## BEGIN
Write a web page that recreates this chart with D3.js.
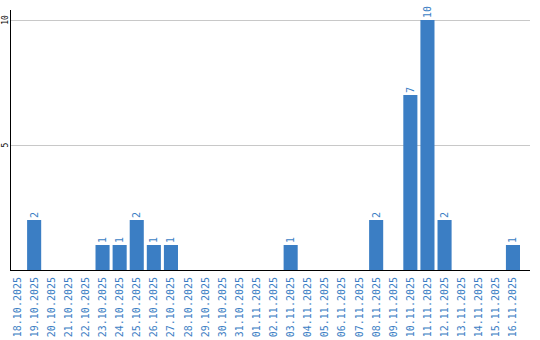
## END
## BEGIN
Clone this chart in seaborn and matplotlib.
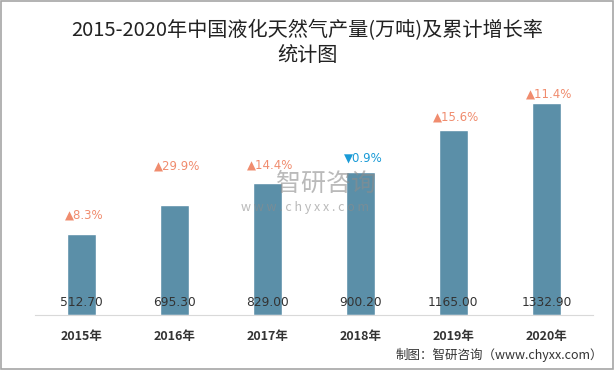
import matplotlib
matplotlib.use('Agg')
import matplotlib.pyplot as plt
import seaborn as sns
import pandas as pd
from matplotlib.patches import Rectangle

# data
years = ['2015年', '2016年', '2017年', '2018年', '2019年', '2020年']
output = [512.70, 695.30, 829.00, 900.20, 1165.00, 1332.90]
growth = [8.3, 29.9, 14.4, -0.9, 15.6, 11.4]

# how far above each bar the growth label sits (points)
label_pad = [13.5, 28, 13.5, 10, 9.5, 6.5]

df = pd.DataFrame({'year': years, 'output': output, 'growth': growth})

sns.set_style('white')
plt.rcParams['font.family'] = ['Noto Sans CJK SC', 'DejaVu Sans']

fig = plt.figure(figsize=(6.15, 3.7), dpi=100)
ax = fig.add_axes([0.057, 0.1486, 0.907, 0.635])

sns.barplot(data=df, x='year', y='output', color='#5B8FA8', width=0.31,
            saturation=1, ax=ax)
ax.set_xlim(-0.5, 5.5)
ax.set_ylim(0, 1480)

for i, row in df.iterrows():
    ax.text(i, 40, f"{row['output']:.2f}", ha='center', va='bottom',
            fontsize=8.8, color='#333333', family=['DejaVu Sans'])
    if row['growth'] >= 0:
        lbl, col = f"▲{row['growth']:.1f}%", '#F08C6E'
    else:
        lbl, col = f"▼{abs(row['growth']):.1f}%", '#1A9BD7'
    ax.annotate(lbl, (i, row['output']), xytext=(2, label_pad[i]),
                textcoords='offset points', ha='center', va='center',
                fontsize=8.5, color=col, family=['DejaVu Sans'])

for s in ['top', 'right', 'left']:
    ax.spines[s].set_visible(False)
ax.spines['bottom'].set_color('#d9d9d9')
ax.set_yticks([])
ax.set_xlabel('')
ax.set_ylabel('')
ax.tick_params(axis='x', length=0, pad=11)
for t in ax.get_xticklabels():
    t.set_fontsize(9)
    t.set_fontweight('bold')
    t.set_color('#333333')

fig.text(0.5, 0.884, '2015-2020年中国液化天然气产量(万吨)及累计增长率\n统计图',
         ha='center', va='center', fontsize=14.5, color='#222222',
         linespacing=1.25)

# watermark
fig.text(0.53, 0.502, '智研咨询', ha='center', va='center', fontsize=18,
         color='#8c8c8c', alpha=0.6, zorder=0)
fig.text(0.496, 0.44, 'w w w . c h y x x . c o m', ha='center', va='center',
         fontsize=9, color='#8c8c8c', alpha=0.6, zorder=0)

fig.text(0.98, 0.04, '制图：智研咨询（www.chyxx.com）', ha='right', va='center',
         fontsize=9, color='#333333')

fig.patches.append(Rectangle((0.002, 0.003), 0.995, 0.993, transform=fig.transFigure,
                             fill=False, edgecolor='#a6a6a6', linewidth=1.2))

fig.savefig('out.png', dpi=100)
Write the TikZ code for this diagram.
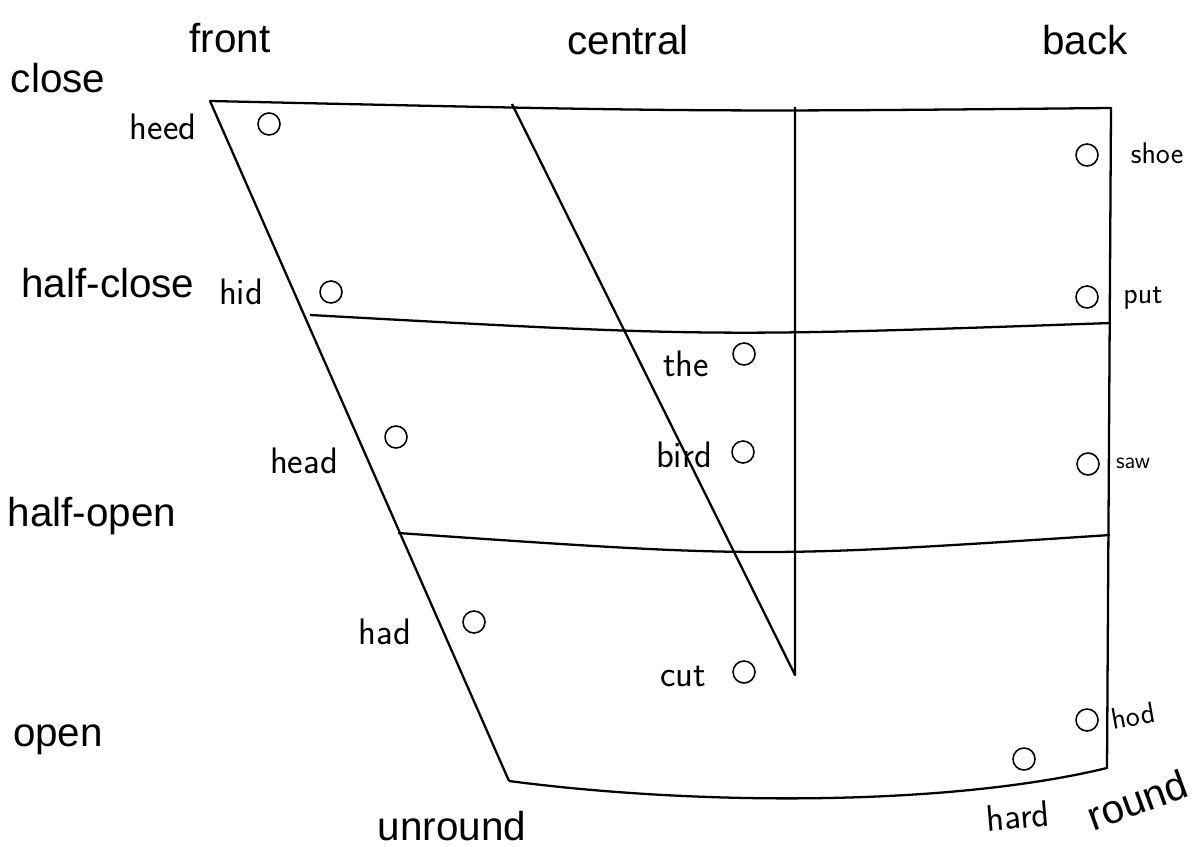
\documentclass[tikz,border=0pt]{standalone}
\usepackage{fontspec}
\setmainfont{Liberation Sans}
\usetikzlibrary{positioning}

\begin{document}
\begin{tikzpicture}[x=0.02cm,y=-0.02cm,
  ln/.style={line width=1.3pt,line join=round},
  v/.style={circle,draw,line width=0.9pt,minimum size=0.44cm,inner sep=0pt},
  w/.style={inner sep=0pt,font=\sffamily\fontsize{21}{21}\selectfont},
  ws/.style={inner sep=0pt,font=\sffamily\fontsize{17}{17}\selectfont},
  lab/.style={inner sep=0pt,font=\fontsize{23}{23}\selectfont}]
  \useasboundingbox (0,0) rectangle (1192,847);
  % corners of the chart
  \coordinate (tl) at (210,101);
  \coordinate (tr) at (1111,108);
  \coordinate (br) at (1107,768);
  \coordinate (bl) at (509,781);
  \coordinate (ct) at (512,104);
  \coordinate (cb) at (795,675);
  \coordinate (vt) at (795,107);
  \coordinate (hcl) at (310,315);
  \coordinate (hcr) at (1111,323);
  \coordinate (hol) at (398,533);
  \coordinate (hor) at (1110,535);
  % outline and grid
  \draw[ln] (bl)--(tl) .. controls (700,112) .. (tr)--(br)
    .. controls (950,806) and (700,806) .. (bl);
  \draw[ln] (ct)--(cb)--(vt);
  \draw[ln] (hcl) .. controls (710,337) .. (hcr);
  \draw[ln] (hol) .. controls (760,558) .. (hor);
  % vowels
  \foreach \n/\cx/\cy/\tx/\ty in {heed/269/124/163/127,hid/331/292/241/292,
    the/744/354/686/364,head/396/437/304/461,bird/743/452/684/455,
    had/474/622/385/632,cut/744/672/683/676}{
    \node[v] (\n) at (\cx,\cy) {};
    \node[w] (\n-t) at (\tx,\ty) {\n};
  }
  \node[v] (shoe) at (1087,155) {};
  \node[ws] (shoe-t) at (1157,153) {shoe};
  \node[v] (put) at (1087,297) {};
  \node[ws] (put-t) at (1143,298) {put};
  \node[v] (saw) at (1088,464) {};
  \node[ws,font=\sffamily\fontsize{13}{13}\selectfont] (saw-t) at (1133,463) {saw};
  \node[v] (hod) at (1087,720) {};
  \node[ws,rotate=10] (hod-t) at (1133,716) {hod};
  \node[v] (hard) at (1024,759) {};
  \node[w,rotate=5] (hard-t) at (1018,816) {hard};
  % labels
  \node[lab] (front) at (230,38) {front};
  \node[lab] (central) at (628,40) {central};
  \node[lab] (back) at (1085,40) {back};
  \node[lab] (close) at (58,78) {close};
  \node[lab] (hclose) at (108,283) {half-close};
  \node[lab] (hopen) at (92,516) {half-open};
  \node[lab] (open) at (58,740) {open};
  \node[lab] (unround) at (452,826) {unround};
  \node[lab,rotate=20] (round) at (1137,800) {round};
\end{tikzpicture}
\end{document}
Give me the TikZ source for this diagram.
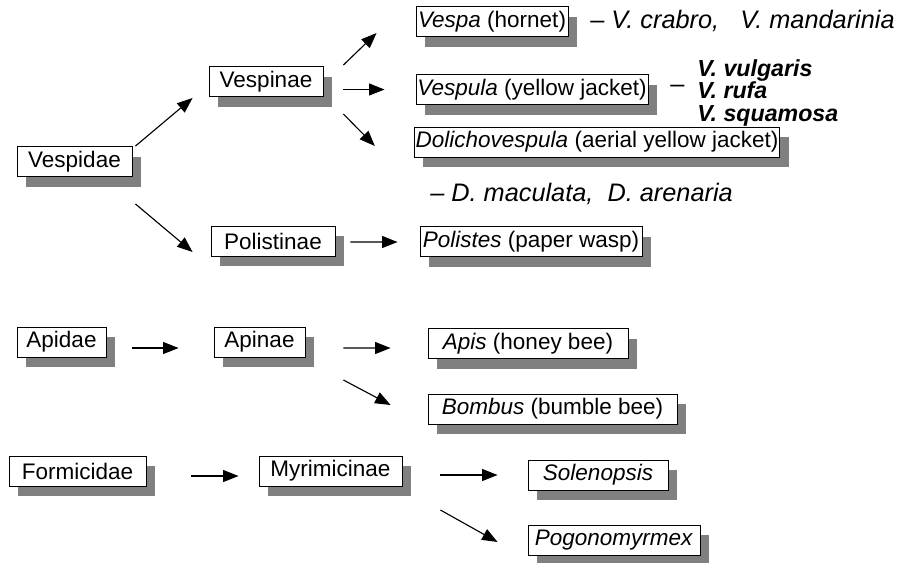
## END
(Exercise requirements)
From the line containing "Clone this chart in seaborn and matplotlib." to the line containing "linespacing=1.25)", both lines included, give the text again exactly, without any pictures.

(Solution to this task)
Clone this chart in seaborn and matplotlib.
import matplotlib
matplotlib.use('Agg')
import matplotlib.pyplot as plt
import seaborn as sns
import pandas as pd
from matplotlib.patches import Rectangle

# data
years = ['2015年', '2016年', '2017年', '2018年', '2019年', '2020年']
output = [512.70, 695.30, 829.00, 900.20, 1165.00, 1332.90]
growth = [8.3, 29.9, 14.4, -0.9, 15.6, 11.4]

# how far above each bar the growth label sits (points)
label_pad = [13.5, 28, 13.5, 10, 9.5, 6.5]

df = pd.DataFrame({'year': years, 'output': output, 'growth': growth})

sns.set_style('white')
plt.rcParams['font.family'] = ['Noto Sans CJK SC', 'DejaVu Sans']

fig = plt.figure(figsize=(6.15, 3.7), dpi=100)
ax = fig.add_axes([0.057, 0.1486, 0.907, 0.635])

sns.barplot(data=df, x='year', y='output', color='#5B8FA8', width=0.31,
            saturation=1, ax=ax)
ax.set_xlim(-0.5, 5.5)
ax.set_ylim(0, 1480)

for i, row in df.iterrows():
    ax.text(i, 40, f"{row['output']:.2f}", ha='center', va='bottom',
            fontsize=8.8, color='#333333', family=['DejaVu Sans'])
    if row['growth'] >= 0:
        lbl, col = f"▲{row['growth']:.1f}%", '#F08C6E'
    else:
        lbl, col = f"▼{abs(row['growth']):.1f}%", '#1A9BD7'
    ax.annotate(lbl, (i, row['output']), xytext=(2, label_pad[i]),
                textcoords='offset points', ha='center', va='center',
                fontsize=8.5, color=col, family=['DejaVu Sans'])

for s in ['top', 'right', 'left']:
    ax.spines[s].set_visible(False)
ax.spines['bottom'].set_color('#d9d9d9')
ax.set_yticks([])
ax.set_xlabel('')
ax.set_ylabel('')
ax.tick_params(axis='x', length=0, pad=11)
for t in ax.get_xticklabels():
    t.set_fontsize(9)
    t.set_fontweight('bold')
    t.set_color('#333333')

fig.text(0.5, 0.884, '2015-2020年中国液化天然气产量(万吨)及累计增长率\n统计图',
         ha='center', va='center', fontsize=14.5, color='#222222',
         linespacing=1.25)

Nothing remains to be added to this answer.